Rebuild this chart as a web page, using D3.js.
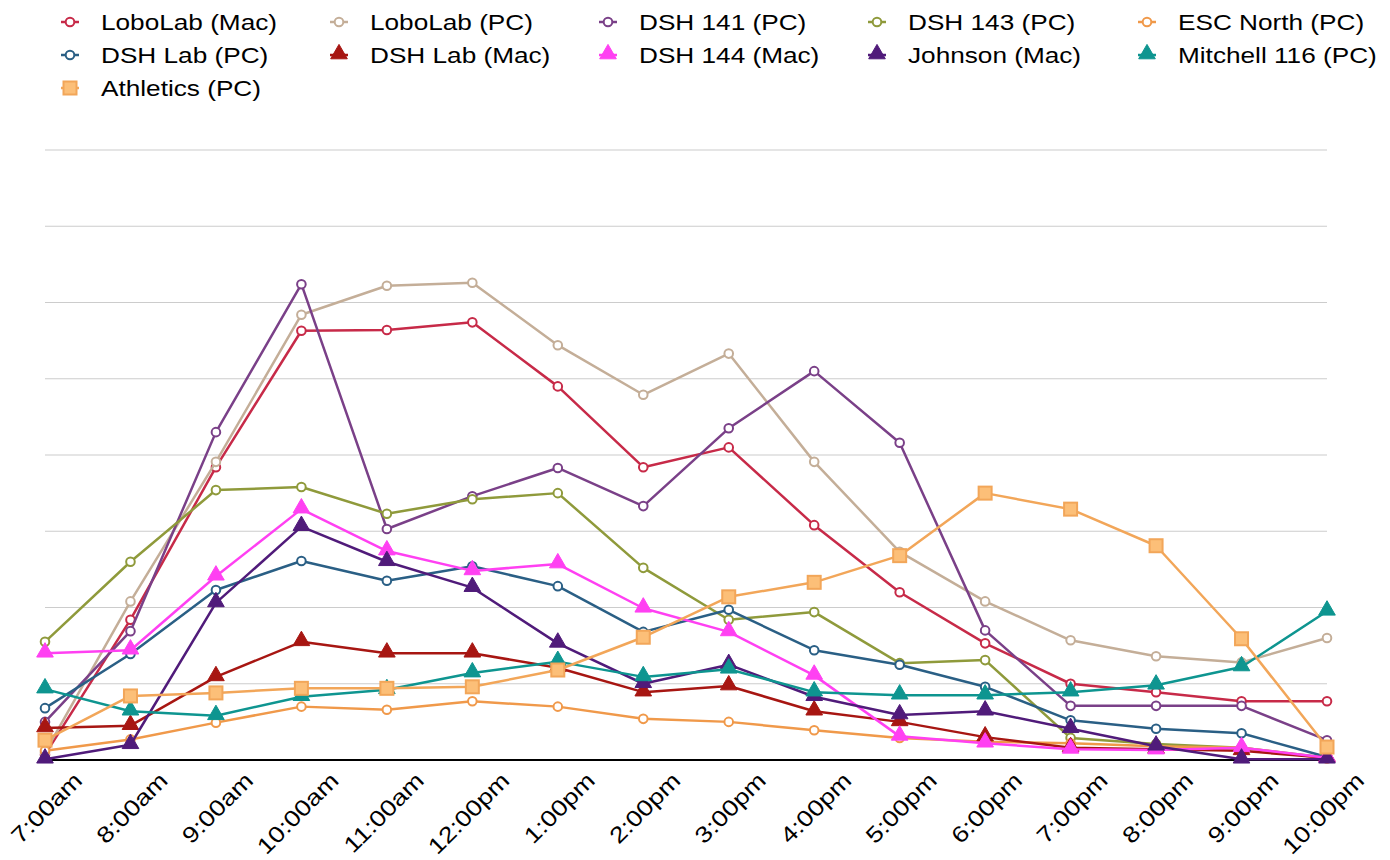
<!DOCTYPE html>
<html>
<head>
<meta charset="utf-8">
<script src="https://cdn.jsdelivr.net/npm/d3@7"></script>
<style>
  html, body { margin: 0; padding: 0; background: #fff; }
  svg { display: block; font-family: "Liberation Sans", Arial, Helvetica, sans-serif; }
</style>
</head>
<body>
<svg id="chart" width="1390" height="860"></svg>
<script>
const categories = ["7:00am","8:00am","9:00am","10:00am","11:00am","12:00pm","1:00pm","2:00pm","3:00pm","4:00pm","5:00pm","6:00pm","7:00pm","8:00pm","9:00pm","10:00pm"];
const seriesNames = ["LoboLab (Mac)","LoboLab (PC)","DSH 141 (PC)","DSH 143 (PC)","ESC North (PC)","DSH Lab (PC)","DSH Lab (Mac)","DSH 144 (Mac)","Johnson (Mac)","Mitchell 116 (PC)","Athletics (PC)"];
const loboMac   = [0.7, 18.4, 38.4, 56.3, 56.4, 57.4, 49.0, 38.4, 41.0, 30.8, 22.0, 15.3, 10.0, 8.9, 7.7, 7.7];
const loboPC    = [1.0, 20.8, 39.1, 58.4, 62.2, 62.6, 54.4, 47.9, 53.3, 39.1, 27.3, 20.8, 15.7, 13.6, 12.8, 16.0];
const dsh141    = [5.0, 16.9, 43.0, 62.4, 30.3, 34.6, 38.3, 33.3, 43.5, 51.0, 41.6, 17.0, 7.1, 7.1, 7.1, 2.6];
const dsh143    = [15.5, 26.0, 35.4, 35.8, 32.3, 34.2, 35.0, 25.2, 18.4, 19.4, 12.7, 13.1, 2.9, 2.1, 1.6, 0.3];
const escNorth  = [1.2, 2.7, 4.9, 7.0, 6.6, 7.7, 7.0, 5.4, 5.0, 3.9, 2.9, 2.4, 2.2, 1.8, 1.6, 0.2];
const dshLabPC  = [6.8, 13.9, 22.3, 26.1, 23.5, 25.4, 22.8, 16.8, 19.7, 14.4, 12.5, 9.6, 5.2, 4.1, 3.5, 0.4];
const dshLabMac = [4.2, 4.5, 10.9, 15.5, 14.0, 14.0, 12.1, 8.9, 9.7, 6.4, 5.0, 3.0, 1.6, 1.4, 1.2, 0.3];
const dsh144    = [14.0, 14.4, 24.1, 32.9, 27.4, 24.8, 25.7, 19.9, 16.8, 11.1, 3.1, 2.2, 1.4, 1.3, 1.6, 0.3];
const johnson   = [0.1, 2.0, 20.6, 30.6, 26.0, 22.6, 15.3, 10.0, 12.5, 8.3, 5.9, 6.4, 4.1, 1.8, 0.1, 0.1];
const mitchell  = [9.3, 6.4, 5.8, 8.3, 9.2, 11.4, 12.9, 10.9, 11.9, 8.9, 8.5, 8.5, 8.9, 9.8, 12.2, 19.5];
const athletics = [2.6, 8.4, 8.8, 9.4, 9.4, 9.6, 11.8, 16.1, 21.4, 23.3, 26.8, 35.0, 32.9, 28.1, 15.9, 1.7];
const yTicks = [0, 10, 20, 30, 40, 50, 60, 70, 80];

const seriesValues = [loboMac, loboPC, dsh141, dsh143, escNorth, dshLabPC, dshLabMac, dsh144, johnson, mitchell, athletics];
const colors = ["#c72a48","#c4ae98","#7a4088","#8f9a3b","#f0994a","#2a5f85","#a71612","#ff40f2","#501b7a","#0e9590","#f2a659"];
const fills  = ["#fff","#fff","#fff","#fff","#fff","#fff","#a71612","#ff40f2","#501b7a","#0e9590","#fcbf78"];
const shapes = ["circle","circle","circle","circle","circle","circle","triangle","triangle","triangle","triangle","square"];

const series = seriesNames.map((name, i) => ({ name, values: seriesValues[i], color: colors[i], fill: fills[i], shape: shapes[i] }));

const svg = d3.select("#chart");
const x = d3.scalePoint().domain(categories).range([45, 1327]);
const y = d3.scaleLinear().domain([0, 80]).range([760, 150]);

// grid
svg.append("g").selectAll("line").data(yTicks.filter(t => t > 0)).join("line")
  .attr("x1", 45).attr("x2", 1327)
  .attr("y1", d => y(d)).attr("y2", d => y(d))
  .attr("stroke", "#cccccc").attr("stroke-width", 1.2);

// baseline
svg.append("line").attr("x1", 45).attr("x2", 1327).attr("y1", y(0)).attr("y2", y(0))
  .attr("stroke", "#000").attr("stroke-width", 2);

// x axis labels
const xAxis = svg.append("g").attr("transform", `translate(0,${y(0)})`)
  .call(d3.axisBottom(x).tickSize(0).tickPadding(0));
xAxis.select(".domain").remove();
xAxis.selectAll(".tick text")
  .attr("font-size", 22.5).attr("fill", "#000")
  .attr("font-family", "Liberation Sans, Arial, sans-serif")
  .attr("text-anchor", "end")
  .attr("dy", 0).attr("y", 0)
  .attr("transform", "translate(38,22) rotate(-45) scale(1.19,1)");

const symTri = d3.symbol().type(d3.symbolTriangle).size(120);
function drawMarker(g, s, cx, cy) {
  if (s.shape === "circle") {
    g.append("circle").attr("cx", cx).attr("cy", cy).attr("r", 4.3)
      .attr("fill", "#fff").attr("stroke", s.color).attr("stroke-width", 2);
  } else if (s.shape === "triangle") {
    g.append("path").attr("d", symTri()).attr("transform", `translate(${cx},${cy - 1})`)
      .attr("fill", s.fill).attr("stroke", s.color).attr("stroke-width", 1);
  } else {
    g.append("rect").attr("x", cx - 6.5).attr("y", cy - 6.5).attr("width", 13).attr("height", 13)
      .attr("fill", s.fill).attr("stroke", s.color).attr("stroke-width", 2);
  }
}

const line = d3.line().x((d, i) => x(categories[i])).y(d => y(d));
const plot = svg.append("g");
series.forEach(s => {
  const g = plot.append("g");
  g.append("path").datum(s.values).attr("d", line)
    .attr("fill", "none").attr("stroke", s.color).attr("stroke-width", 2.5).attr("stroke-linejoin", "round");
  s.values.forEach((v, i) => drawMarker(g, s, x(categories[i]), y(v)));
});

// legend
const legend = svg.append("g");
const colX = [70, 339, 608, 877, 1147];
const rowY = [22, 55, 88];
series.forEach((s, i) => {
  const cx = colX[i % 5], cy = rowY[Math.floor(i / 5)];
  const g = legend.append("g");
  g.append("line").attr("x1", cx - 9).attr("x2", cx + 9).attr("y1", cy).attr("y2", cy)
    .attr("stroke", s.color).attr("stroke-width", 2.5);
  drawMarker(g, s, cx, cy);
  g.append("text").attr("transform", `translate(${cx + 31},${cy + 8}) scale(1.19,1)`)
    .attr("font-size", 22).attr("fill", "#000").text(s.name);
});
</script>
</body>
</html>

※ ※ ※

_PROBLEM DESCRIPTION_. Write out the listing above again, exactly, but with no pictures in the copy.

_SOLUTION_.
Rebuild this chart as a web page, using D3.js.
<!DOCTYPE html>
<html>
<head>
<meta charset="utf-8">
<script src="https://cdn.jsdelivr.net/npm/d3@7"></script>
<style>
  html, body { margin: 0; padding: 0; background: #fff; }
  svg { display: block; font-family: "Liberation Sans", Arial, Helvetica, sans-serif; }
</style>
</head>
<body>
<svg id="chart" width="1390" height="860"></svg>
<script>
const categories = ["7:00am","8:00am","9:00am","10:00am","11:00am","12:00pm","1:00pm","2:00pm","3:00pm","4:00pm","5:00pm","6:00pm","7:00pm","8:00pm","9:00pm","10:00pm"];
const seriesNames = ["LoboLab (Mac)","LoboLab (PC)","DSH 141 (PC)","DSH 143 (PC)","ESC North (PC)","DSH Lab (PC)","DSH Lab (Mac)","DSH 144 (Mac)","Johnson (Mac)","Mitchell 116 (PC)","Athletics (PC)"];
const loboMac   = [0.7, 18.4, 38.4, 56.3, 56.4, 57.4, 49.0, 38.4, 41.0, 30.8, 22.0, 15.3, 10.0, 8.9, 7.7, 7.7];
const loboPC    = [1.0, 20.8, 39.1, 58.4, 62.2, 62.6, 54.4, 47.9, 53.3, 39.1, 27.3, 20.8, 15.7, 13.6, 12.8, 16.0];
const dsh141    = [5.0, 16.9, 43.0, 62.4, 30.3, 34.6, 38.3, 33.3, 43.5, 51.0, 41.6, 17.0, 7.1, 7.1, 7.1, 2.6];
const dsh143    = [15.5, 26.0, 35.4, 35.8, 32.3, 34.2, 35.0, 25.2, 18.4, 19.4, 12.7, 13.1, 2.9, 2.1, 1.6, 0.3];
const escNorth  = [1.2, 2.7, 4.9, 7.0, 6.6, 7.7, 7.0, 5.4, 5.0, 3.9, 2.9, 2.4, 2.2, 1.8, 1.6, 0.2];
const dshLabPC  = [6.8, 13.9, 22.3, 26.1, 23.5, 25.4, 22.8, 16.8, 19.7, 14.4, 12.5, 9.6, 5.2, 4.1, 3.5, 0.4];
const dshLabMac = [4.2, 4.5, 10.9, 15.5, 14.0, 14.0, 12.1, 8.9, 9.7, 6.4, 5.0, 3.0, 1.6, 1.4, 1.2, 0.3];
const dsh144    = [14.0, 14.4, 24.1, 32.9, 27.4, 24.8, 25.7, 19.9, 16.8, 11.1, 3.1, 2.2, 1.4, 1.3, 1.6, 0.3];
const johnson   = [0.1, 2.0, 20.6, 30.6, 26.0, 22.6, 15.3, 10.0, 12.5, 8.3, 5.9, 6.4, 4.1, 1.8, 0.1, 0.1];
const mitchell  = [9.3, 6.4, 5.8, 8.3, 9.2, 11.4, 12.9, 10.9, 11.9, 8.9, 8.5, 8.5, 8.9, 9.8, 12.2, 19.5];
const athletics = [2.6, 8.4, 8.8, 9.4, 9.4, 9.6, 11.8, 16.1, 21.4, 23.3, 26.8, 35.0, 32.9, 28.1, 15.9, 1.7];
const yTicks = [0, 10, 20, 30, 40, 50, 60, 70, 80];

const seriesValues = [loboMac, loboPC, dsh141, dsh143, escNorth, dshLabPC, dshLabMac, dsh144, johnson, mitchell, athletics];
const colors = ["#c72a48","#c4ae98","#7a4088","#8f9a3b","#f0994a","#2a5f85","#a71612","#ff40f2","#501b7a","#0e9590","#f2a659"];
const fills  = ["#fff","#fff","#fff","#fff","#fff","#fff","#a71612","#ff40f2","#501b7a","#0e9590","#fcbf78"];
const shapes = ["circle","circle","circle","circle","circle","circle","triangle","triangle","triangle","triangle","square"];

const series = seriesNames.map((name, i) => ({ name, values: seriesValues[i], color: colors[i], fill: fills[i], shape: shapes[i] }));

const svg = d3.select("#chart");
const x = d3.scalePoint().domain(categories).range([45, 1327]);
const y = d3.scaleLinear().domain([0, 80]).range([760, 150]);

// grid
svg.append("g").selectAll("line").data(yTicks.filter(t => t > 0)).join("line")
  .attr("x1", 45).attr("x2", 1327)
  .attr("y1", d => y(d)).attr("y2", d => y(d))
  .attr("stroke", "#cccccc").attr("stroke-width", 1.2);

// baseline
svg.append("line").attr("x1", 45).attr("x2", 1327).attr("y1", y(0)).attr("y2", y(0))
  .attr("stroke", "#000").attr("stroke-width", 2);

// x axis labels
const xAxis = svg.append("g").attr("transform", `translate(0,${y(0)})`)
  .call(d3.axisBottom(x).tickSize(0).tickPadding(0));
xAxis.select(".domain").remove();
xAxis.selectAll(".tick text")
  .attr("font-size", 22.5).attr("fill", "#000")
  .attr("font-family", "Liberation Sans, Arial, sans-serif")
  .attr("text-anchor", "end")
  .attr("dy", 0).attr("y", 0)
  .attr("transform", "translate(38,22) rotate(-45) scale(1.19,1)");

const symTri = d3.symbol().type(d3.symbolTriangle).size(120);
function drawMarker(g, s, cx, cy) {
  if (s.shape === "circle") {
    g.append("circle").attr("cx", cx).attr("cy", cy).attr("r", 4.3)
      .attr("fill", "#fff").attr("stroke", s.color).attr("stroke-width", 2);
  } else if (s.shape === "triangle") {
    g.append("path").attr("d", symTri()).attr("transform", `translate(${cx},${cy - 1})`)
      .attr("fill", s.fill).attr("stroke", s.color).attr("stroke-width", 1);
  } else {
    g.append("rect").attr("x", cx - 6.5).attr("y", cy - 6.5).attr("width", 13).attr("height", 13)
      .attr("fill", s.fill).attr("stroke", s.color).attr("stroke-width", 2);
  }
}

const line = d3.line().x((d, i) => x(categories[i])).y(d => y(d));
const plot = svg.append("g");
series.forEach(s => {
  const g = plot.append("g");
  g.append("path").datum(s.values).attr("d", line)
    .attr("fill", "none").attr("stroke", s.color).attr("stroke-width", 2.5).attr("stroke-linejoin", "round");
  s.values.forEach((v, i) => drawMarker(g, s, x(categories[i]), y(v)));
});

// legend
const legend = svg.append("g");
const colX = [70, 339, 608, 877, 1147];
const rowY = [22, 55, 88];
series.forEach((s, i) => {
  const cx = colX[i % 5], cy = rowY[Math.floor(i / 5)];
  const g = legend.append("g");
  g.append("line").attr("x1", cx - 9).attr("x2", cx + 9).attr("y1", cy).attr("y2", cy)
    .attr("stroke", s.color).attr("stroke-width", 2.5);
  drawMarker(g, s, cx, cy);
  g.append("text").attr("transform", `translate(${cx + 31},${cy + 8}) scale(1.19,1)`)
    .attr("font-size", 22).attr("fill", "#000").text(s.name);
});
</script>
</body>
</html>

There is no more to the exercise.